O primeiro ato é muito eficiente em estabelecer a atmosfera do filme, seu protagonista e sua relação e sentimentos em relação ao pai. A primeira vez que vemos Roy (Brad Pitt) saindo da estação espacial é uma imagem que impressiona pelo colorido e pela escala, o personagem praticamente some em meio a tudo aquilo e desde essa sequência, ele já deixa claro, que entende o espaço e se sente muito mais confortável ali que na civilização.
O filme funciona muito devido à atuação de Brad Pitt, já que o diretor cria uma abordagem visual onde o rosto do ator está sempre exposto em primeiro plano, muito disso acontece devido às cenas onde ele traja a roupa espacial e só conseguimos ver seu rosto coberto pelo capacete, mas nas cenas internas essa abordagem permanece e Pitt entrega um trabalho minimalista, pois a introspecção de seu personagem faz com que muito seja dito por suas expressões e pela eficiente narração que é dosada na medida certa.
Passado em um futuro aparentemente não tão distante, o filme busca se aproximar ao máximo da realidade nas questões espaciais e o designe de produção cria ambientes claustrofóbicos e sem vida, que não se destacam em termos de originalidade, mas ao menos funcionam nessa aproximação com o real.
O filme aborda bem de leve questões muito interessantes como a colonização dos homens na lua e em Marte, fazendo uma crítica a forma como o homem busca simplesmente reproduzir a terra em novos ambientes, seja nas construções ou mesmo nas empresas e marcas que se expandiram para estações fora da terra.
O longa tem um ritmo lento, que funciona como o tempo no espaço e ajuda nas reflexões do personagem. Ainda conta com algumas cenas de ação que parecem bem deslocadas, talvez o intuito tenha sido tornar o filme mais vendável para o público, mas essas cenas, principalmente a na órbita da lua, não tem função narrativa alguma.
Mas o tema central do filme é a busca de Roy por respostas e pelo seu pai. Conforme a narrativa evolui, começamos a entender como o protagonista na busca pelo pai, acaba se tornando muito parecido com ele. Se a obsessão do pai era descobrir vida fora da terra, a obsessão de Roy é o pai, fato que já acontecia mesmo antes da descoberta que seu pai estava vivo. O que engrandece ainda mais a missão e a jornada do personagem, que apesar de, certa forma, terem o mesmo objetivo, não poderiam ser mais diferentes.

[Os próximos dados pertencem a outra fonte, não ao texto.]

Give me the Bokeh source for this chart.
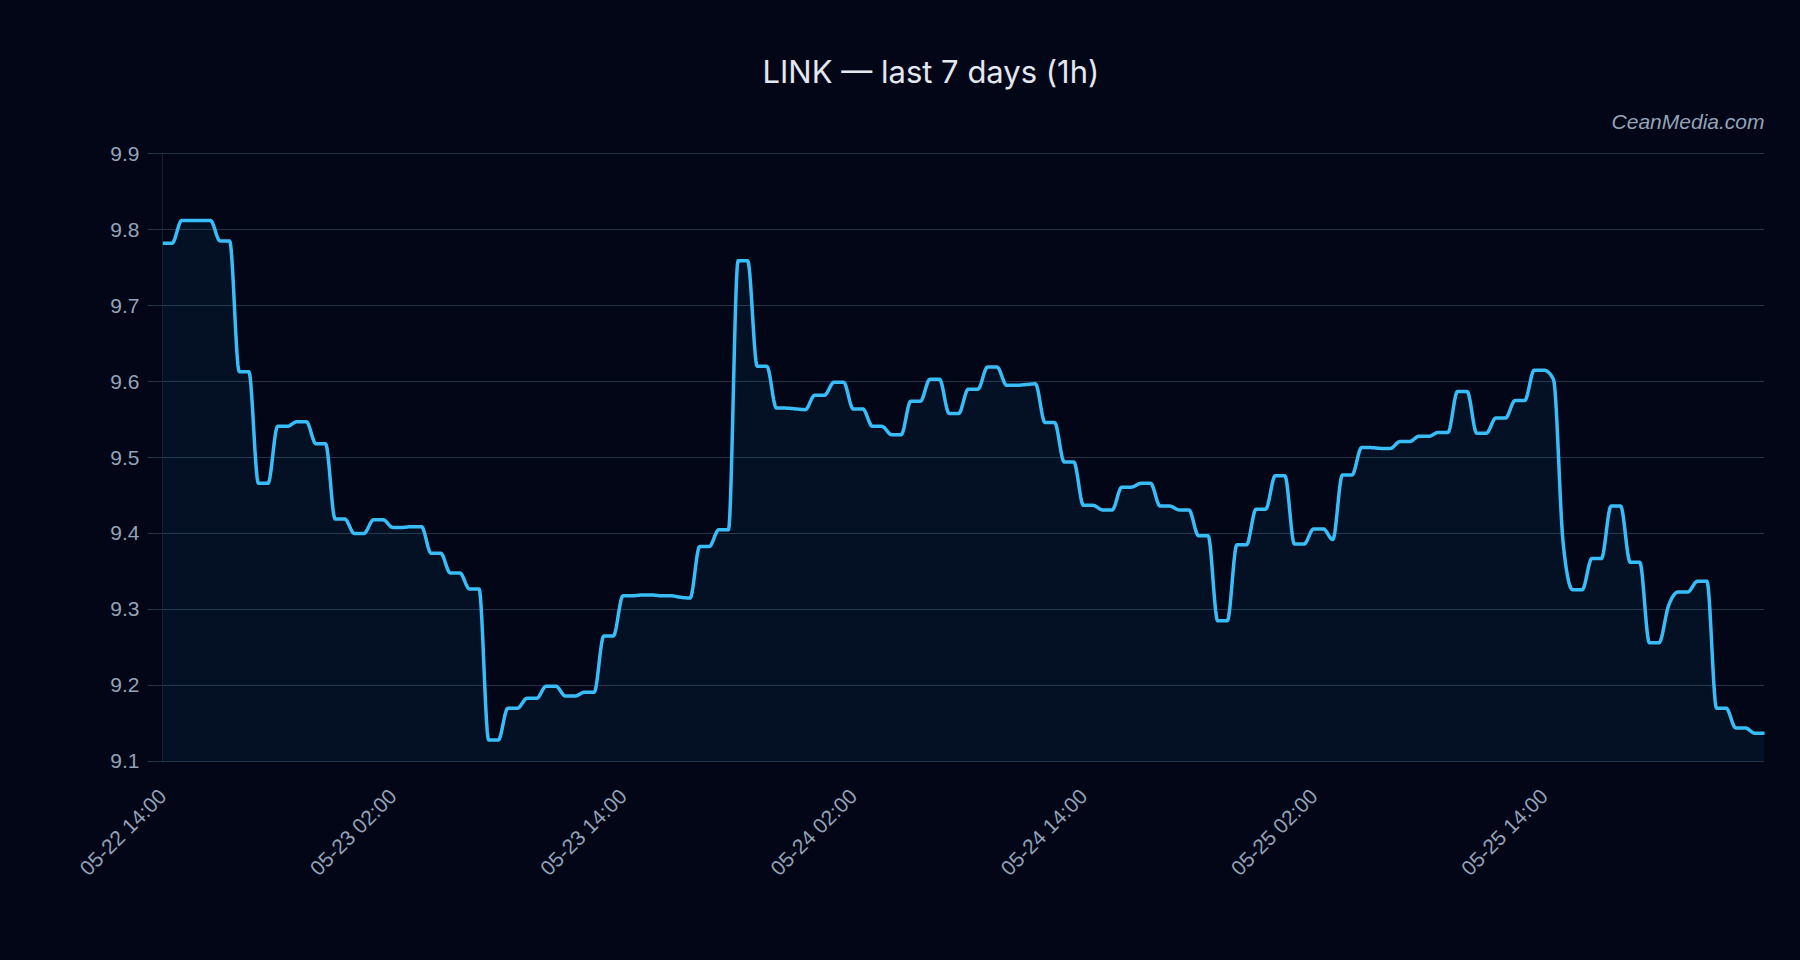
import math
import numpy as np
from bokeh.plotting import figure
from bokeh.models import (Range1d, FixedTicker, DatetimeTickFormatter, Title,
                          ColumnDataSource)
from bokeh.embed import file_html
from bokeh.resources import INLINE

# ---------------- data ----------------
title_text = "LINK \u2014 last 7 days (1h)"
watermark = "CeanMedia.com"
start_time = "2025-05-22 14:00"
step_minutes = 30
y_ticks = [9.1, 9.2, 9.3, 9.4, 9.5, 9.6, 9.7, 9.8, 9.9]
x_tick_hours = [0, 12, 24, 36, 48, 60, 72]

price = [
    9.782, 9.782, 9.812, 9.812, 9.812, 9.812, 9.785, 9.785, 9.613, 9.613,
    9.466, 9.466, 9.541, 9.541, 9.547, 9.547, 9.518, 9.518, 9.419, 9.419,
    9.400, 9.400, 9.418, 9.418, 9.408, 9.408, 9.409, 9.409, 9.374, 9.374,
    9.348, 9.348, 9.327, 9.327, 9.128, 9.128, 9.170, 9.170, 9.183, 9.183,
    9.199, 9.199, 9.186, 9.186, 9.191, 9.191, 9.265, 9.265, 9.318, 9.318,
    9.319, 9.319, 9.318, 9.318, 9.316, 9.315, 9.383, 9.383, 9.405, 9.405,
    9.759, 9.759, 9.620, 9.620, 9.565, 9.565, 9.564, 9.563, 9.582, 9.582,
    9.599, 9.599, 9.564, 9.564, 9.541, 9.541, 9.530, 9.530, 9.574, 9.574,
    9.603, 9.603, 9.558, 9.558, 9.590, 9.590, 9.619, 9.619, 9.595, 9.595,
    9.596, 9.597, 9.546, 9.546, 9.494, 9.494, 9.437, 9.437, 9.431, 9.431,
    9.461, 9.461, 9.466, 9.466, 9.436, 9.436, 9.431, 9.431, 9.397, 9.397,
    9.285, 9.285, 9.385, 9.385, 9.432, 9.432, 9.476, 9.476, 9.386, 9.386,
    9.406, 9.406, 9.392, 9.477, 9.477, 9.513, 9.513, 9.512, 9.512, 9.521,
    9.521, 9.528, 9.528, 9.533, 9.533, 9.587, 9.587, 9.532, 9.532, 9.552,
    9.552, 9.575, 9.575, 9.615, 9.615, 9.603, 9.389, 9.326, 9.326, 9.367,
    9.367, 9.436, 9.436, 9.362, 9.362, 9.256, 9.256, 9.305, 9.323, 9.323,
    9.337, 9.337, 9.170, 9.170, 9.144, 9.144, 9.137, 9.137,
]

# ---------------- monotone cubic rendering (like d3 curveMonotoneX) ----------------
def monotone_curve(ys, samples=14):
    ys = np.asarray(ys, dtype=float)
    n = len(ys)
    xs = np.arange(n, dtype=float)
    s = np.diff(ys)  # h = 1
    t = np.zeros(n)
    for i in range(1, n - 1):
        s0, s1 = s[i - 1], s[i]
        p = (s0 + s1) / 2.0
        t[i] = (np.sign(s0) + np.sign(s1)) * min(abs(s0), abs(s1), 0.5 * abs(p))
    t[0] = (3 * s[0] - t[1]) / 2.0
    t[-1] = (3 * s[-1] - t[-2]) / 2.0
    out_x, out_y = [], []
    for i in range(n - 1):
        x0, x1 = xs[i], xs[i + 1]
        y0, y1 = ys[i], ys[i + 1]
        dx = (x1 - x0) / 3.0
        P = np.array([[x0, y0], [x0 + dx, y0 + dx * t[i]],
                      [x1 - dx, y1 - dx * t[i + 1]], [x1, y1]])
        u = np.linspace(0, 1, samples, endpoint=False)[:, None]
        B = ((1 - u) ** 3) * P[0] + 3 * ((1 - u) ** 2) * u * P[1] + \
            3 * (1 - u) * (u ** 2) * P[2] + (u ** 3) * P[3]
        out_x.extend(B[:, 0]); out_y.extend(B[:, 1])
    out_x.append(xs[-1]); out_y.append(ys[-1])
    return np.array(out_x), np.array(out_y)

t0_ms = np.datetime64(start_time).astype("datetime64[ms]").astype(np.int64)
step_ms = step_minutes * 60 * 1000

cx, cy = monotone_curve(price)
cx_ms = t0_ms + cx * step_ms
src = ColumnDataSource(dict(x=cx_ms, y=cy))

x_start = float(t0_ms)
x_end = float(t0_ms + (len(price) - 1) * step_ms)
y_lo, y_hi = y_ticks[0], y_ticks[-1]
pad = 0.0015

BG = "#020617"
GRID = "#334155"
LABEL = "#94a3b8"

p = figure(width=1800, height=960, x_axis_type="datetime",
           output_backend="svg", toolbar_location=None,
           x_range=Range1d(x_start, x_end), y_range=Range1d(y_lo - pad, y_hi + pad),
           min_border_left=162, min_border_right=36,
           min_border_top=152, min_border_bottom=198)
p.background_fill_color = None
p.border_fill_color = None
p.styles = {"background-color": BG}
p.outline_line_color = None

p.varea(x="x", y1=y_lo, y2="y", source=src, fill_color="#38bdf8", fill_alpha=0.06)
p.line(x="x", y="y", source=src, line_color="#38bdf8", line_width=3.5,
       line_join="round", line_cap="round")

# grid
p.xgrid.grid_line_color = None
p.ygrid.grid_line_color = GRID
p.ygrid.grid_line_alpha = 0.75
p.ygrid.grid_line_width = 1

# y axis
p.yaxis.ticker = FixedTicker(ticks=y_ticks)
p.yaxis.axis_line_color = "#1e293b"
p.yaxis.axis_line_alpha = 0.7
p.yaxis.major_tick_line_color = GRID
p.yaxis.major_tick_line_alpha = 0.75
p.yaxis.major_tick_out = 15
p.yaxis.major_tick_in = 0
p.yaxis.minor_tick_line_color = None
p.yaxis.major_label_standoff = 8
p.yaxis.major_label_text_font = "Liberation Sans"
p.yaxis.major_label_text_font_size = "21px"
p.yaxis.major_label_text_color = LABEL

# x axis
p.xaxis.ticker = FixedTicker(ticks=[x_start + h * 3600 * 1000 for h in x_tick_hours])
fmt = "%m-%d %H:%M"
p.xaxis.formatter = DatetimeTickFormatter(
    microseconds=fmt, milliseconds=fmt, seconds=fmt, minsec=fmt, minutes=fmt,
    hourmin=fmt, hours=fmt, days=fmt, months=fmt, years=fmt)
p.xaxis.axis_line_color = None
p.xaxis.major_tick_line_color = None
p.xaxis.minor_tick_line_color = None
p.xaxis.major_tick_out = 0
p.xaxis.major_label_orientation = math.pi / 4
p.xaxis.major_label_standoff = 30
p.xaxis.major_label_text_font = "Liberation Sans"
p.xaxis.major_label_text_font_size = "21px"
p.xaxis.major_label_text_color = LABEL

# watermark (closest to frame) and title
p.add_layout(Title(text=watermark, align="right", text_font="Liberation Sans",
                   text_font_style="italic", text_font_size="21px",
                   text_color=LABEL, standoff=40), "above")
p.add_layout(Title(text=title_text, align="left", offset=600,
                   text_font="Inter", text_font_style="normal",
                   text_font_size="31px", text_color="#e2e8f0", standoff=-5), "above")

open("out.html", "w").write(file_html(p, INLINE))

Passando muito provavelmente pela escolha de sua profissão, Roy dedicou sua vida ao seu trabalho e sua obsessão, na busca de entender a figura paterna e inevitavelmente viver à sombra dele. Deixando para trás família e um casamento em função dessas respostas. A forma com que alguns personagens são deixados para trás pelo roteiro, são mais um indício de como o personagem não consegue enxergar o mundo além da sua procura e a escolha de atores com um certo nome para personagens pequenos, é essencial para reforçar essa sensação.
O terceiro ato traz respostas. Algumas podem não agradar a maioria, mas assim como o restante da obra, as respostas são sutis e funcionam no arco dramático do personagem. Um diálogo em especial muda toda a percepção do pai, vivido por Tommy Lee Jones, uma cena singela, mas que fica na cabeça do espectador que comprou a jornada do protagonista.
“Ad Astra: Rumo às estrelas” é um filme espacial que busca respostas para questões bem mundanas. A jornada de Roy em busca do pai poderia acontecer em diversos outros cenários, mas a imensidão do espaço é perfeita para estimular as reflexões e sentimentos do protagonista. Não por acaso ele busca no exterior e no desconhecido as respostas para conflitos tão internos, nessa que é uma das características mais humanas que poderemos encontrar em nós mesmos.